Monday, October 18, 2010

Midway = Half Way (The Fires of Midway)

The history of games played at WAGS is peppered with the occasional light wargame because Kozure likes to sneak 'em in once in a while to keep us honest. Although I enjoy some wargames, the card based light wargames (like Zero!, Airwar:Pacific, Naval Battles, etc) tend to have a couple of factors that keep me from enjoying them fully. Often they are highly luck driven and/ or seem somewhat unbalanced, but more often than not it's the fact that they are longer and more complicated than the weight of the game warrants. Still, I'm always happy to try a new game out and it's a time honoured tradition to allow the dictator to select that he/she wants so we came together this week to blow up some boats, planes and strategically significant microscopic islands.
That, and you never know because the next one might be a gem!

The Fires of Midway attempts to recreate the titular battle in a simplified card game, featuring arial combat and bombing/ torpedo runs against enemy ships. There is a central board which identifies the location of the American and Japanese boats, since distance is a very important concept of the game. Players each have a force consisting of boats and aircraft, represented by cards. On their turns, players must make a choice between making an aggressive attack, hanging back and repairing the ship or a mix of both. Once the choice is made, the planes fly to their target and a battle takes place. Players earn VPs for damaging or sinking enemy ships and for shooting down a specific number of enemy planes. As the game progresses, managing between the fires and leaks on your ships and the need for pressing the attack becomes more of an issue.

On my first turn, I took a couple of planes out and found BHarmer's ship hiding behind low cloud cover. My middling squadron had apparently eaten their wheaties that morning because they kicked the tar out of them. He spent the rest of the game fighting fires and watched as my partner Shemp came and did a repeat performance on his other ship. Over the course of the game, many of the casualties the americans suffered were the result of sending short range planes beyond their range more than anything! Things evened up a little before the end but overall it was pretty one sided and we won decisively. Kozure tells us the results mirror history relatively closely.

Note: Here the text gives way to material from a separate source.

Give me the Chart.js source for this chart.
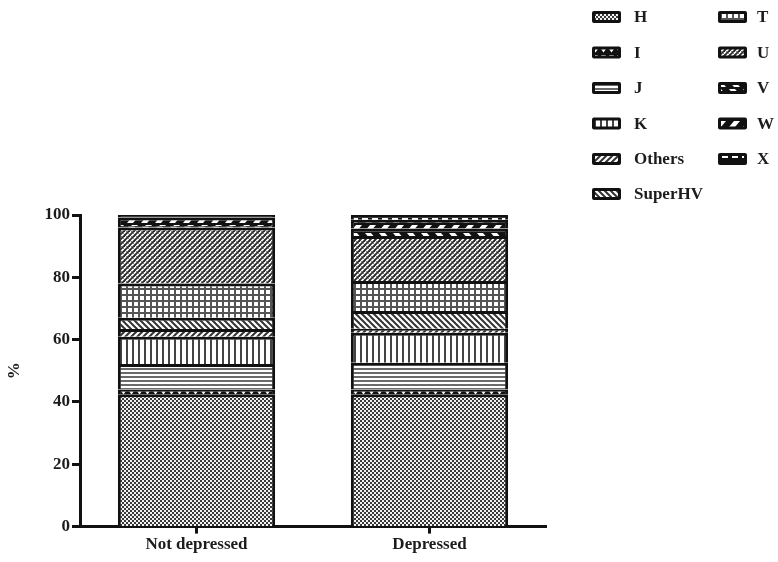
<!DOCTYPE html>
<html>
<head>
<meta charset="utf-8">
<script src="https://cdn.jsdelivr.net/npm/chart.js@4"></script>
<style>
  html, body { margin: 0; padding: 0; background: #fff; }
  canvas { display: block; }
</style>
</head>
<body>
<canvas id="c" width="778" height="562"></canvas>
<script>
// ---- data ----
const categories = ['Not depressed', 'Depressed'];
const seriesNames = ['H', 'I', 'J', 'K', 'Others', 'SuperHV', 'T', 'U', 'V', 'W', 'X'];
const H       = [42.5, 42.5];
const I       = [1.5, 1.5];
const J       = [8.2, 8.6];
const K       = [8.7, 9.6];
const Others  = [2.5, 1.3];
const SuperHV = [3.6, 5.7];
const T       = [11.0, 9.6];
const U       = [18.0, 14.5];
const V       = [0.5, 2.4];
const W       = [2.7, 2.8];
const X       = [0.8, 1.5];
const yTicks  = [0, 20, 40, 60, 80, 100];
const seriesValues = [H, I, J, K, Others, SuperHV, T, U, V, W, X];

// ---- patterns (style only) ----
const tmp = document.createElement('canvas').getContext('2d');
function tile(w, h, draw) {
  const c = document.createElement('canvas');
  c.width = w; c.height = h;
  const g = c.getContext('2d');
  draw(g, w, h);
  return tmp.createPattern(c, 'repeat');
}
function poly(g, pts, color) {
  g.fillStyle = color; g.beginPath();
  g.moveTo(pts[0][0], pts[0][1]);
  for (let i = 1; i < pts.length; i++) g.lineTo(pts[i][0], pts[i][1]);
  g.closePath(); g.fill();
}
function lines(g, segs, color, lw) {
  g.strokeStyle = color; g.lineWidth = lw;
  segs.forEach(s => { g.beginPath(); g.moveTo(s[0], s[1]); g.lineTo(s[2], s[3]); g.stroke(); });
}
const patterns = {
  H: tile(4, 4, g => { g.fillStyle = '#f2f2f2'; g.fillRect(0,0,4,4); g.fillStyle = '#3a3a3a'; g.fillRect(0,0,2,2); g.fillRect(2,2,2,2); }),
  I: tile(8, 6, g => { g.fillStyle = '#111'; g.fillRect(0,0,8,6); poly(g, [[1,1],[6,1],[3.5,4.5]], '#fff'); }),
  J: tile(1, 4, g => { g.fillStyle = '#fff'; g.fillRect(0,0,1,4); g.fillStyle = '#6a6a6a'; g.fillRect(0,0,1,2); }),
  K: tile(6, 1, g => { g.fillStyle = '#fff'; g.fillRect(0,0,6,1); g.fillStyle = '#444'; g.fillRect(0,0,2,1); }),
  Others: tile(6, 6, g => { g.fillStyle = '#fff'; g.fillRect(0,0,6,6); lines(g, [[0,6,6,0],[-1,1,1,-1],[5,7,7,5]], '#333', 2); }),
  SuperHV: tile(6, 6, g => { g.fillStyle = '#fff'; g.fillRect(0,0,6,6); lines(g, [[0,0,6,6],[-1,5,1,7],[5,-1,7,1]], '#333', 2); }),
  T: tile(6, 6, g => { g.fillStyle = '#fff'; g.fillRect(0,0,6,6); g.fillStyle = '#555'; g.fillRect(0,0,2,6); g.fillRect(0,0,6,2); }),
  U: tile(5, 5, g => { g.fillStyle = '#fff'; g.fillRect(0,0,5,5);
        lines(g, [[0,0,5,5],[-1,4,1,6],[4,-1,6,1]], '#888', 1);
        lines(g, [[0,5,5,0],[-1,1,1,-1],[4,6,6,4]], '#2a2a2a', 1.8); }),
  V: tile(14, 8, g => { g.fillStyle = '#111'; g.fillRect(0,0,14,8); poly(g, [[1,1],[7,1],[12,7],[6,7]], '#fff'); }),
  W: tile(14, 8, g => { g.fillStyle = '#111'; g.fillRect(0,0,14,8); poly(g, [[6,1],[12,1],[7,7],[1,7]], '#fff'); }),
  X: tile(10, 8, g => { g.fillStyle = '#111'; g.fillRect(0,0,10,8); g.fillStyle = '#fff'; g.fillRect(2,2,6,4); })
};

const FONT = 'Liberation Serif';
const TXT = '#1c1c1c';

const datasets = seriesNames.map((name, i) => ({
  label: name,
  data: seriesValues[i],
  backgroundColor: patterns[name],
  borderColor: '#111',
  borderWidth: 3,
  categoryPercentage: 1.0,
  barPercentage: 0.675
}));

// custom two-column legend
const legendPlugin = {
  id: 'patternLegend',
  afterDraw(chart) {
    const ctx = chart.ctx;
    ctx.save();
    const cols = [{ sx: 592, tx: 634 }, { sx: 718, tx: 757 }];
    const rowY = [17, 52.5, 88, 123.5, 159, 194];
    chart.data.datasets.forEach((ds, i) => {
      const col = i < 6 ? 0 : 1;
      const row = i < 6 ? i : i - 6;
      const y = rowY[row];
      const c = cols[col];
      ctx.fillStyle = '#111';
      ctx.beginPath();
      if (ctx.roundRect) ctx.roundRect(c.sx, y - 6, 29, 12, 2); else ctx.rect(c.sx, y - 6, 29, 12);
      ctx.fill();
      ctx.fillStyle = ds.backgroundColor;
      ctx.fillRect(c.sx + 3, y - 3, 23, 6);
      ctx.fillStyle = TXT;
      ctx.font = 'bold 17px "' + FONT + '"';
      ctx.textBaseline = 'middle';
      ctx.textAlign = 'left';
      ctx.fillText(ds.label, c.tx, y + 1);
    });
    ctx.restore();
  }
};

new Chart(document.getElementById('c'), {
  type: 'bar',
  data: { labels: categories, datasets },
  options: {
    responsive: false,
    animation: false,
    events: [],
    layout: { padding: { top: 215, right: 232, bottom: 6, left: 0 } },
    plugins: { legend: { display: false }, tooltip: { enabled: false }, title: { display: false } },
    scales: {
      x: {
        stacked: true,
        offset: true,
        grid: { display: true, drawOnChartArea: false, offset: false, tickLength: 7, tickWidth: 3, tickColor: '#111' },
        border: { display: true, width: 3, color: '#111' },
        ticks: { color: TXT, font: { family: FONT, size: 17, weight: 'bold' }, padding: 1, maxRotation: 0 }
      },
      y: {
        stacked: true,
        min: 0, max: 100,
        afterBuildTicks: s => { s.ticks = yTicks.map(v => ({ value: v })); },
        afterFit: s => { s.width = 80; },
        grid: { display: true, drawOnChartArea: false, tickLength: 8, tickWidth: 3, tickColor: '#111' },
        border: { display: true, width: 3, color: '#111' },
        ticks: { color: TXT, font: { family: FONT, size: 17, weight: 'bold' }, padding: 2 },
        title: { display: true, text: '%', color: TXT, font: { family: FONT, size: 17, weight: 'bold' }, padding: { top: 4, bottom: 4 } }
      }
    }
  },
  plugins: [legendPlugin]
});
</script>
</body>
</html>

I had fun playing The Fires of Midway. For whatever reason, I got into it more than I often do and the random elements succeeded in making the game exciting. The game complexity and game length criticisms are valid, though. Our 4 player game wasn't over when we ended it 3+ hours later. There are a number of rules which felt like they could be dropped without sacrificing much in the gameplay, such as an elaborate targeting sub-mechanic which involves card play but ultimately only determines who gets to pick between two attack resolution tables.